Im Interpretationsspielraum
Von Doris Knecht
Mehrspurige Fahrräder und solche mit Anhängern sind nicht mehr auf die Radwege beschränkt.
über die neuen Radverkehrsregeln
Auch wenn es für immer mehr Radfahrerinnen und Radfahrer, die auch im Winter fahren, keine typische Radsaison mehr gibt: Rechtzeitig zum Frühling treten die neuen Radverkehrsregeln in Kraft. Mit einigen Änderungen, so darf man, wie auch im Auto, künftig nur mit einer Freisprech-Einrichtung telefonieren. Eine für einen Großteil der RadfahrerInnen irrelevante neue Regel, denn wer ein bissl Grips im Schädel hatte, ließ beim Pedalen auch bisher schon das Handy in der Tasche. Wer nicht, sollte jetzt mit Strafe rechnen.
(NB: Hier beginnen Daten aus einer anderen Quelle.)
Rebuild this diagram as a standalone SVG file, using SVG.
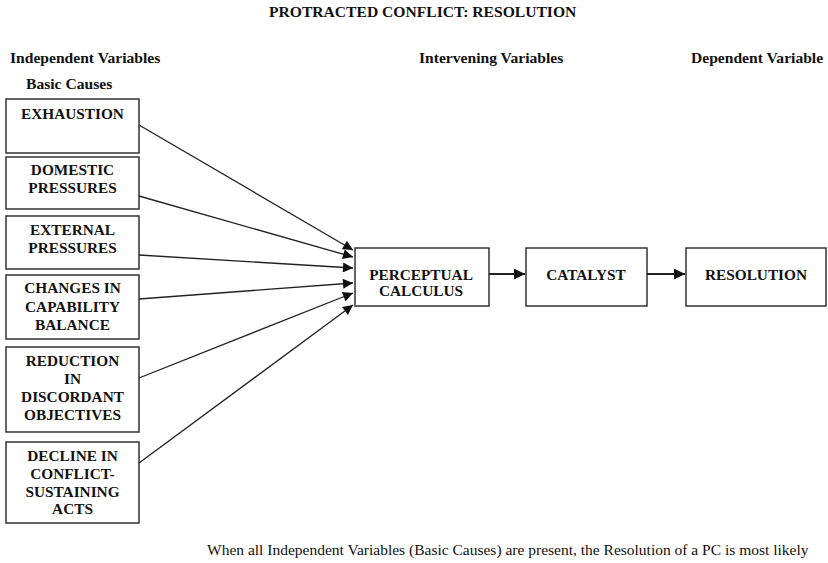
<svg xmlns="http://www.w3.org/2000/svg" width="828" height="563" viewBox="0 0 828 563">
<style>
text{font-family:"Liberation Serif","Times New Roman",serif;fill:#111}
.h{font-size:15.6px;font-weight:bold}
.b{font-size:15.3px;font-weight:bold;text-anchor:middle}
.n{font-size:15.5px}
rect{fill:#fff;stroke:#333;stroke-width:1.5}
.c line{stroke:#222;stroke-width:1.3}
.c .t{stroke-width:2.2}
</style>
<defs>
<marker id="ah" viewBox="0 0 10 10" refX="10" refY="5" markerWidth="11" markerHeight="10" markerUnits="userSpaceOnUse" orient="auto"><path d="M0,0L10,5L0,10z" fill="#111"/></marker>
<marker id="ah2" viewBox="0 0 10 10" refX="10" refY="5" markerWidth="12" markerHeight="11" markerUnits="userSpaceOnUse" orient="auto"><path d="M0,0L10,5L0,10z" fill="#111"/></marker>
</defs>
<text class="h" x="269" y="17">PROTRACTED CONFLICT: RESOLUTION</text>
<text class="h" x="10" y="63">Independent Variables</text>
<text class="h" x="419" y="63">Intervening Variables</text>
<text class="h" x="691" y="63">Dependent Variable</text>
<text class="h" x="26" y="89">Basic Causes</text>
<g id="exhaustion"><rect x="6" y="99" width="133" height="54"/><text class="b" x="72.5" y="119">EXHAUSTION</text></g>
<g id="domestic"><rect x="6" y="157" width="133" height="52"/><text class="b" x="72.5" y="175">DOMESTIC</text><text class="b" x="72.5" y="193">PRESSURES</text></g>
<g id="external"><rect x="6" y="216" width="133" height="53"/><text class="b" x="72.5" y="235">EXTERNAL</text><text class="b" x="72.5" y="253">PRESSURES</text></g>
<g id="changes"><rect x="6" y="275" width="133" height="64"/><text class="b" x="72.5" y="293">CHANGES  IN</text><text class="b" x="72.5" y="312">CAPABILITY</text><text class="b" x="72.5" y="330">BALANCE</text></g>
<g id="reduction"><rect x="6" y="347" width="133" height="85"/><text class="b" x="72.5" y="366">REDUCTION</text><text class="b" x="72.5" y="384">IN</text><text class="b" x="72.5" y="402">DISCORDANT</text><text class="b" x="72.5" y="420">OBJECTIVES</text></g>
<g id="decline"><rect x="6" y="442" width="133" height="81"/><text class="b" x="72.5" y="461">DECLINE IN</text><text class="b" x="72.5" y="479">CONFLICT-</text><text class="b" x="72.5" y="497">SUSTAINING</text><text class="b" x="72.5" y="514">ACTS</text></g>
<g id="perceptual"><rect x="355" y="248" width="134" height="58"/><text class="b" x="421" y="280">PERCEPTUAL</text><text class="b" x="421" y="296">CALCULUS</text></g>
<g id="catalyst"><rect x="526" y="248" width="121" height="58"/><text class="b" x="586" y="280">CATALYST</text></g>
<g id="resolution"><rect x="686" y="248" width="140" height="58"/><text class="b" x="756" y="280">RESOLUTION</text></g>
<g class="c">
<line x1="139" y1="125" x2="353" y2="250" marker-end="url(#ah)"/>
<line x1="139" y1="196" x2="353" y2="257" marker-end="url(#ah)"/>
<line x1="139" y1="255" x2="353" y2="268" marker-end="url(#ah)"/>
<line x1="139" y1="299" x2="353" y2="283" marker-end="url(#ah)"/>
<line x1="139" y1="378" x2="353" y2="293" marker-end="url(#ah)"/>
<line x1="139" y1="463" x2="353" y2="305" marker-end="url(#ah)"/>
<line class="t" x1="489" y1="274" x2="525" y2="274" marker-end="url(#ah2)"/>
<line class="t" x1="647" y1="274" x2="685" y2="274" marker-end="url(#ah2)"/>
</g>
<text class="n" x="207" y="555">When all Independent Variables (Basic Causes) are present, the Resolution of a PC is most likely</text>
</svg>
Auch neu die blauen, eckigen Schilder, deren Form kein Design-Statement, sondern von Bedeutung ist: Ein Radweg, der mit einem derartigen Schild gekennzeichnet ist, darf benutzt werden, muss aber nicht. Ist das Schild rund, herrscht die alte Radwegbenutzungspflicht, ist es eckig, darf man auch daneben auf der Straße fahren. Meinungsverschiedenheiten wird es dagegen bei folgender Neuregelung geben: „Die Radwegbenutzungspflicht gilt auch dann nicht, wenn die Radfahranlage nicht gefahrlos befahren werden kann, etwa bei Schneelage oder bei schlechtem baulichen Zustand.“
Das bietet tüchtig Interpretationsspielraum. Denn was bedeutet „schlechter baulicher Zustand“ exakt? Prominentestes Beispiel für den miserablen baulichen Zustand eines Radwegs ist immer noch und immer wieder der Ring-Radweg, der teilweise als solcher nicht mehr zu erkennen ist, weil die Markierungen komplett abgefahren sind. Man darf gespannt sein, wie viele Radler ab morgen auf die Ring-Fahrbahn ausweichen.
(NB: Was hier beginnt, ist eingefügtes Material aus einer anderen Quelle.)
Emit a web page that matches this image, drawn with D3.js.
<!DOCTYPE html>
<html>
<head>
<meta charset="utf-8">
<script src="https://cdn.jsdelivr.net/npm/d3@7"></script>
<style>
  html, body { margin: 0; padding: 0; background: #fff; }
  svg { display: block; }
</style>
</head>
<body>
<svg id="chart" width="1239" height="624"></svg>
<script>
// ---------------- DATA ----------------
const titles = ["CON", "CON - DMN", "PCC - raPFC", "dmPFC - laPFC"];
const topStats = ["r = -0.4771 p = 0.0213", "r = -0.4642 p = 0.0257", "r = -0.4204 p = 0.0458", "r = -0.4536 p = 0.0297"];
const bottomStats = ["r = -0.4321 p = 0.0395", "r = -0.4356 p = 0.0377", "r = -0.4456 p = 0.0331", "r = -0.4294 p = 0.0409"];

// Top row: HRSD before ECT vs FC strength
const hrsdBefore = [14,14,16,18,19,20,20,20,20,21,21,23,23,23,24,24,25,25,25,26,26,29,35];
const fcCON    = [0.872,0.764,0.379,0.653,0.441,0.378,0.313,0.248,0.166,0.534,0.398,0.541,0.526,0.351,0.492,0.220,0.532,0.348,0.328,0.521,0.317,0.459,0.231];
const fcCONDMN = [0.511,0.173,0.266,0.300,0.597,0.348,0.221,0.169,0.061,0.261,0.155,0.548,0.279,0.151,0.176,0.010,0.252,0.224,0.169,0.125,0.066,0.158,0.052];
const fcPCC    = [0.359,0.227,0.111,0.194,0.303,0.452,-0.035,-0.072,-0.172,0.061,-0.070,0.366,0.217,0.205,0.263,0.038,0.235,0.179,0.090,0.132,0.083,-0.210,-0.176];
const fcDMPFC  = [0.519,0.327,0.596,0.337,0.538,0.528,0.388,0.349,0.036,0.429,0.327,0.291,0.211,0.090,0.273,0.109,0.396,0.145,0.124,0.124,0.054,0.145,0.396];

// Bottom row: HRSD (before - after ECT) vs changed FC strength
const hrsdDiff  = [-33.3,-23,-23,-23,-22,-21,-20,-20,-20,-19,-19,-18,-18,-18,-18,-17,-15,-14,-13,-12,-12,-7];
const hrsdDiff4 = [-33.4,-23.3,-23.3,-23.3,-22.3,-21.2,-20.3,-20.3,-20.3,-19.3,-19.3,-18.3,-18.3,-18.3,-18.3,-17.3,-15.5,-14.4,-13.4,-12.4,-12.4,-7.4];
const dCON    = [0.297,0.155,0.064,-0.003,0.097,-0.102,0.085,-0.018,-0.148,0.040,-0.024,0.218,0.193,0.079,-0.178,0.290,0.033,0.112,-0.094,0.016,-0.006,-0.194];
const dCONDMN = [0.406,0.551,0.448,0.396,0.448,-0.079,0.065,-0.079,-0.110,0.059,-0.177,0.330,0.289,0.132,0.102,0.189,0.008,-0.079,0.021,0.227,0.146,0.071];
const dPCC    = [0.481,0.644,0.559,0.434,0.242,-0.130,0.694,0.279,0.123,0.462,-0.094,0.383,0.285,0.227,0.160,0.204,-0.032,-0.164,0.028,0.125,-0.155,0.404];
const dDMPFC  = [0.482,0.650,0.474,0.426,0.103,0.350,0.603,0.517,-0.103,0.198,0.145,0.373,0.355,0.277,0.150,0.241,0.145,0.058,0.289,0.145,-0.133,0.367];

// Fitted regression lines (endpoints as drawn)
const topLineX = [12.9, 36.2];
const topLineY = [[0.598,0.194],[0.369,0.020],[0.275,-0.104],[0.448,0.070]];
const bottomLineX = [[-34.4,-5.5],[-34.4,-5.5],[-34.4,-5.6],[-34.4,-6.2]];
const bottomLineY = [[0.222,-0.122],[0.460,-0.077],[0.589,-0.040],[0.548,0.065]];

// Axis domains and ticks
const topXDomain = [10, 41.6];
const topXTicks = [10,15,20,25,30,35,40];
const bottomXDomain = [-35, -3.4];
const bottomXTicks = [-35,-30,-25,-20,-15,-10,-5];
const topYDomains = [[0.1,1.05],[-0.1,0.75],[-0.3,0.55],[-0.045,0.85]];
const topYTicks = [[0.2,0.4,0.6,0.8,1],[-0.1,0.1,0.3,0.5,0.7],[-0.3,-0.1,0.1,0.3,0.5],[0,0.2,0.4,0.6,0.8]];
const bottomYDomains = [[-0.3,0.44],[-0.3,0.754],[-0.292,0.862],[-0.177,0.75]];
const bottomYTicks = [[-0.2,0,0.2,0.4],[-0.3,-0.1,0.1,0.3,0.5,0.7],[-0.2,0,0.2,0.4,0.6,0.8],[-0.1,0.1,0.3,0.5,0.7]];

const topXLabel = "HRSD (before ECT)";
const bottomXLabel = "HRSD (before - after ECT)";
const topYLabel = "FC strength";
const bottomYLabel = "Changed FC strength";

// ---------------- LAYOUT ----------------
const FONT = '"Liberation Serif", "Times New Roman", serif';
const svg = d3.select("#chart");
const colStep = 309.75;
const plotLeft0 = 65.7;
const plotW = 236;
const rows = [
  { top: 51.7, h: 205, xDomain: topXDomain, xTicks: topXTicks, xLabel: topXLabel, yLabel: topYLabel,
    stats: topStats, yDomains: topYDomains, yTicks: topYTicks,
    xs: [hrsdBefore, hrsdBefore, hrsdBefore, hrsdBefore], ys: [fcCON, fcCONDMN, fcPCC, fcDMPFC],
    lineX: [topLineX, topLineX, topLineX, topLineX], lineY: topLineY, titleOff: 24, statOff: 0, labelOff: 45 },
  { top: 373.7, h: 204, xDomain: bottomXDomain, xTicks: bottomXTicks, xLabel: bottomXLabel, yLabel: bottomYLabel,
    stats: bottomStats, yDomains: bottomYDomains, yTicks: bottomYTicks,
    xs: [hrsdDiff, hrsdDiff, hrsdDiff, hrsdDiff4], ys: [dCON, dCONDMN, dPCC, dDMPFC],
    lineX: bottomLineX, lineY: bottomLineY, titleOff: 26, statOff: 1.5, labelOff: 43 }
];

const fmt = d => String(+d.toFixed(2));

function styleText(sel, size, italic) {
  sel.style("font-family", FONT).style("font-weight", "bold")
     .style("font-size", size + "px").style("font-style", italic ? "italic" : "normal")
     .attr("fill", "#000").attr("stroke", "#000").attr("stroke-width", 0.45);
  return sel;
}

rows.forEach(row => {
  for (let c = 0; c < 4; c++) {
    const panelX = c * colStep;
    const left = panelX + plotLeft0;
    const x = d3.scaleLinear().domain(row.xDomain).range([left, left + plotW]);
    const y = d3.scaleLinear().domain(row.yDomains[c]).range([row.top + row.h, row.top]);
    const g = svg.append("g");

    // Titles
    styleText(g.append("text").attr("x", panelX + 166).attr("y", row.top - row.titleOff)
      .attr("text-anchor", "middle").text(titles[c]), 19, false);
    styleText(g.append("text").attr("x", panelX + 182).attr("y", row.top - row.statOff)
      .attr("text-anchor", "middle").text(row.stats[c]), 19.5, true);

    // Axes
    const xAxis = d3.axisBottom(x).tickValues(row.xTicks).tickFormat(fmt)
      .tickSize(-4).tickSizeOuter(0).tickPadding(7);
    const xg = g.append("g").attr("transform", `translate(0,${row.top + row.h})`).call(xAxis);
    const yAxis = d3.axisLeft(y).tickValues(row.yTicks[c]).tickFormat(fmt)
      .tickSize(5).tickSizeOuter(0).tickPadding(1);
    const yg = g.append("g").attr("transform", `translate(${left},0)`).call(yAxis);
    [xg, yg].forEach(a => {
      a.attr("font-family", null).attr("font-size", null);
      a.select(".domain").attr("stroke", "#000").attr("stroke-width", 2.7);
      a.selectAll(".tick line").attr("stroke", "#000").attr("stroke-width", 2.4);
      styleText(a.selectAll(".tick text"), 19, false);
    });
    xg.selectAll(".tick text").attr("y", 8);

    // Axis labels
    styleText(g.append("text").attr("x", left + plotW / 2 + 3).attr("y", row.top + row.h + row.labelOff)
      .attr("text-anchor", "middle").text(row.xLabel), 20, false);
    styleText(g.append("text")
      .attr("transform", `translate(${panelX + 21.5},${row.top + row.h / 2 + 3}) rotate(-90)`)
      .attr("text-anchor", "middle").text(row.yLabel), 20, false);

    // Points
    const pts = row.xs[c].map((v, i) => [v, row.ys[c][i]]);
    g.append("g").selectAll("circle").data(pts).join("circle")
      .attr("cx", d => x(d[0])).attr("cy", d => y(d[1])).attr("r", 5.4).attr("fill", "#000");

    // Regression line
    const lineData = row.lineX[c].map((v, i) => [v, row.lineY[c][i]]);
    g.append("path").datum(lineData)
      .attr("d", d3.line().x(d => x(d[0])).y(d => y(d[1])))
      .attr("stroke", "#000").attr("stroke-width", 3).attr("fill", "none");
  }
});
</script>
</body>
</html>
Und was dann passiert. Ob sich die Wiener Autofahrerinnen und Autofahrer daran gewöhnen werden, nun auch diese Fahrbahn mit schwächeren – aber durchaus schnelleren – Verkehrsteilnehmern zu teilen. Denn auch mehrspurige Fahrräder und solche mit Anhängern – also auch Kinderanhängern – sind künftig nicht mehr auf die Radwege beschränkt. Mit Radlern aller Art ist also zu rechnen; ein bisschen mehr als bisher.